Tulane Honored for Service to Community

The Corporation for National and Community Service has honored Tulane University for exemplary efforts and service to America's communities with a place on the President's Higher Education Community Service Honor Roll.

Student athletes work with Habitat for Humanity to build homes in the Crescent City. Tulane is the only major research university that has public service as an integral part of its curriculum. (Photo by Paula Burch-Celentano)

Launched in 2006, the Community Service Honor Roll is the highest federal recognition a school can achieve for its commitment to service learning and civic engagement. Honorees for the award were chosen based on a series of selection factors including scope and innovation of service projects, percentage of student participation in service activities, incentives for service and the extent to which the school offers academic service-learning courses.

Tulane University President Scott Cowen said the university was honored by the recognition.

“Integrating public service into the core curriculum after Hurricane Katrina was one of the most popular and rewarding decisions we have ever made,” Cowen said. “Tulane is the only major research university in the country that has public service as an integral part of its curriculum. This is one of the reasons we are seeing a record number of students' applications. Today's students want education that makes a difference.”

The Center for Public Service at Tulane University hosts a wide array of community engagement programs and administers the university's public-service graduation requirement for undergraduate students.

This semester, Tulane is offering more than 110 courses that include a service-learning component, requiring students to work with community agencies to perform duties that tie into the academic structure of each course.

Developing this group of service-learning courses “was truly a team effort,” said Vincent Ilustre, executive director of the center, “from the faculty members who offer the courses and have taken to service learning as a pedagogy, our community partners, the students who have shown such enthusiasm for helping the community, my colleagues at the center and the administration.”

Through the center, Tulane students, faculty and staff employ the knowledge and expertise of the university to address social challenges in a region that is rebuilding from the nation's worst natural disaster.

“We are fulfilling our promise to our students — who have chosen to come to Tulane to participate in the rebuilding of our city — and to our city,” Ilustre said.
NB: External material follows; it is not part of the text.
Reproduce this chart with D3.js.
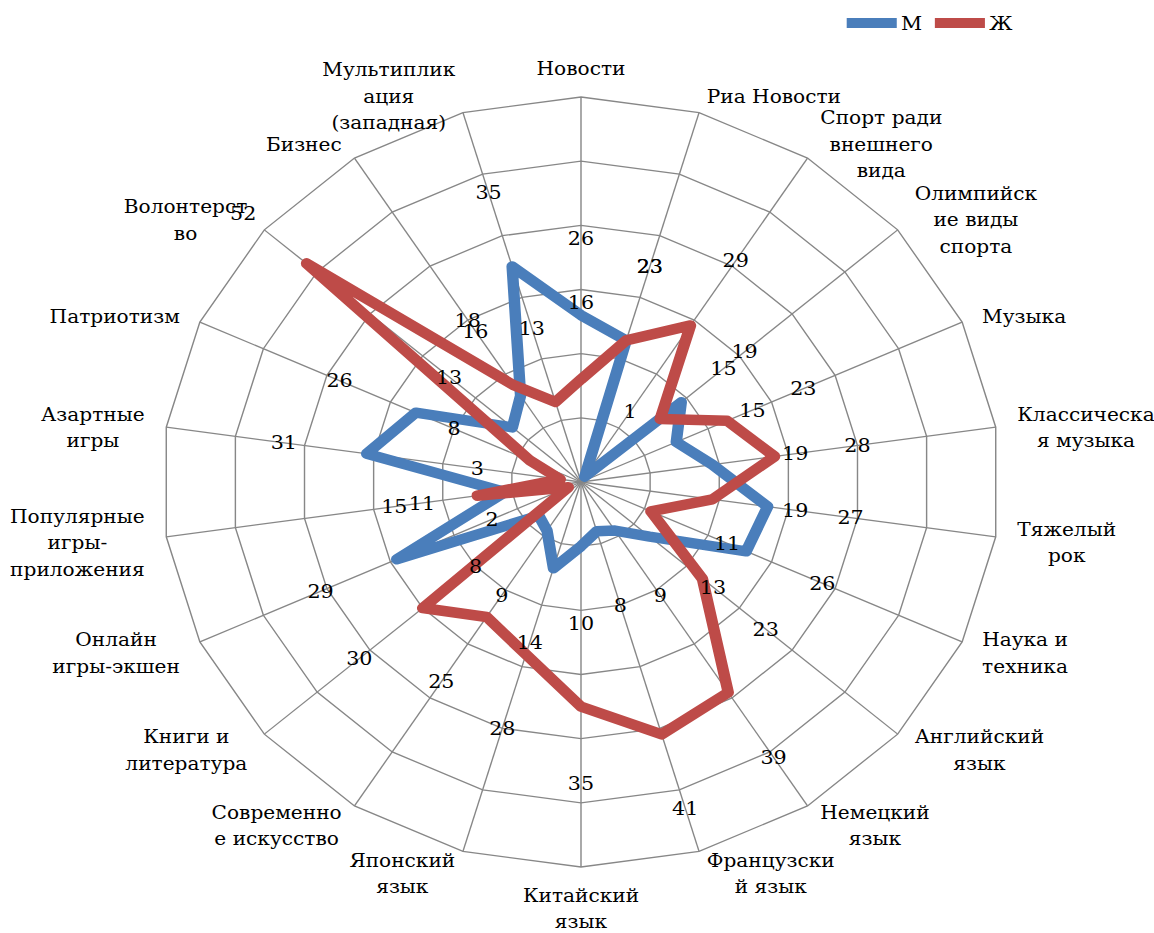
<!DOCTYPE html>
<html><head><meta charset="utf-8">
<script src="https://cdn.jsdelivr.net/npm/d3@7"></script>
<style>
body{margin:0;background:#fff}
svg{display:block}
</style>
</head><body>
<svg id="c" width="1154" height="933"></svg>
<script>
// ---- data ----
const categories = ["Новости","Риа Новости","Спорт ради\nвнешнего\nвида","Олимпийск\nие виды\nспорта","Музыка","Классическа\nя музыка","Тяжелый\nрок","Наука и\nтехника","Английский\nязык","Немецкий\nязык","Французски\nй язык","Китайский\nязык","Японский\nязык","Современно\nе искусство","Книги и\nлитература","Онлайн\nигры-экшен","Популярные\nигры-\nприложения","Азартные\nигры","Патриотизм","Волонтерст\nво","Бизнес","Мультиплик\nация\n(западная)"];
const seriesNames = ["М","Ж"];
const valuesM = [26,23,1,19,15,19,27,26,13,9,8,10,14,9,8,29,11,31,26,13,16,35];
const valuesF = [16,23,29,15,23,28,19,11,23,39,41,35,28,25,30,2,15,3,8,52,18,13];
const ringTicks = [10,20,30,40,50,60];
const colors = ["#4A7EBB","#BE4B48"];

// ---- layout ----
const FONT = "DejaVu Serif";
const FS = 19, FS_CAT = 18.5;
const sx = 419/385;           // horizontal stretch of the picture
const cx = 581/sx, cy = 482, R = 385;
const n = categories.length;
const maxV = 60;
const labelShift = 12;        // data labels sit this many units outward

const svg = d3.select("#c");
const root = svg.append("g").attr("transform",`scale(${sx},1)`)
  .style("font-family",FONT).attr("fill","#000");
const g = root.append("g").attr("transform",`translate(${cx},${cy})`);

const angle = d3.scaleLinear().domain([0,n]).range([0,2*Math.PI]);
const r = d3.scaleLinear().domain([0,maxV]).range([0,R]);
const pt = (i,rad)=>{const a=angle(i);return [rad*Math.sin(a), -rad*Math.cos(a)];};

// rings
g.selectAll("path.ring").data(ringTicks).join("path")
  .attr("class","ring")
  .attr("d",t=>d3.line()(d3.range(n).map(i=>pt(i,r(t))))+"Z")
  .attr("fill","none").attr("stroke","#878787").attr("stroke-width",1.3);

// spokes
g.selectAll("line.spoke").data(d3.range(n)).join("line")
  .attr("class","spoke")
  .attr("x1",0).attr("y1",0)
  .attr("x2",i=>pt(i,R)[0]).attr("y2",i=>pt(i,R)[1])
  .attr("stroke","#878787").attr("stroke-width",1.3);

// series
const radial = d3.lineRadial()
  .angle((d,i)=>angle(i)).radius(d=>r(d)).curve(d3.curveLinearClosed);
[valuesM,valuesF].forEach((vals,k)=>{
  g.append("path").attr("d",radial(vals))
   .attr("fill","none").attr("stroke",colors[k]).attr("stroke-width",10.5)
   .attr("stroke-linejoin","round").attr("stroke-linecap","round");
});

// data labels
[valuesM,valuesF].forEach(vals=>{
  g.selectAll(null).data(vals).join("text")
   .attr("x",(v,i)=>pt(i,r(v+labelShift))[0])
   .attr("y",(v,i)=>pt(i,r(v+labelShift))[1])
   .attr("dy","0.35em").attr("text-anchor","middle")
   .attr("font-size",FS).text(v=>v);
});

// category labels
const lh = 26.5;
categories.forEach((c,i)=>{
  const a = angle(i), s = Math.sin(a), co = Math.cos(a);
  const [ex,ey] = pt(i,R);
  const lines = c.split("\n");
  const h = lines.length*lh;
  const t = g.append("text").attr("text-anchor","middle").attr("font-size",FS_CAT);
  lines.forEach((l,k)=>t.append("tspan").attr("x",0).attr("y",k*lh).text(l));
  const w = t.node().getBBox().width;
  let bx, by;
  if (Math.abs(s) < 0.1) {
    bx = ex; by = ey - Math.sign(co)*(15 + h/2);
  } else {
    bx = ex + Math.sign(s)*((18*Math.abs(s)+2) + w/2);
    by = ey - 20*co + 3;
  }
  t.selectAll("tspan").attr("x",bx)
   .attr("y",(d,k)=>by - (lines.length-1)*lh/2 + k*lh)
   .attr("dy","0.35em");
});

// legend
const leg = root.append("g");
const legX = [778, 859];
seriesNames.forEach((nm,k)=>{
  leg.append("line").attr("x1",legX[k]).attr("x2",legX[k]+46)
    .attr("y1",23).attr("y2",23).attr("stroke",colors[k]).attr("stroke-width",10);
  leg.append("text").attr("x",legX[k]+50).attr("y",23).attr("dy","0.35em")
    .attr("font-size",FS).text(nm);
});
</script>
</body></html>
The center has received numerous honors including the National Society for Experiential Education Program of the Year in 2005; winner of the President's Higher Education Community Service Honor Roll for Hurricane Relief Service in 2006; a finalist in the President's Higher Education Community Service Honor Roll for Excellence in General Community Service in 2006; the President's Higher Education Community Service Honor Roll With Distinction in 2007; and designation as the Carnegie Community Engagement Elective Classification for Curricular Engagement and Outreach and Partnerships in 2008.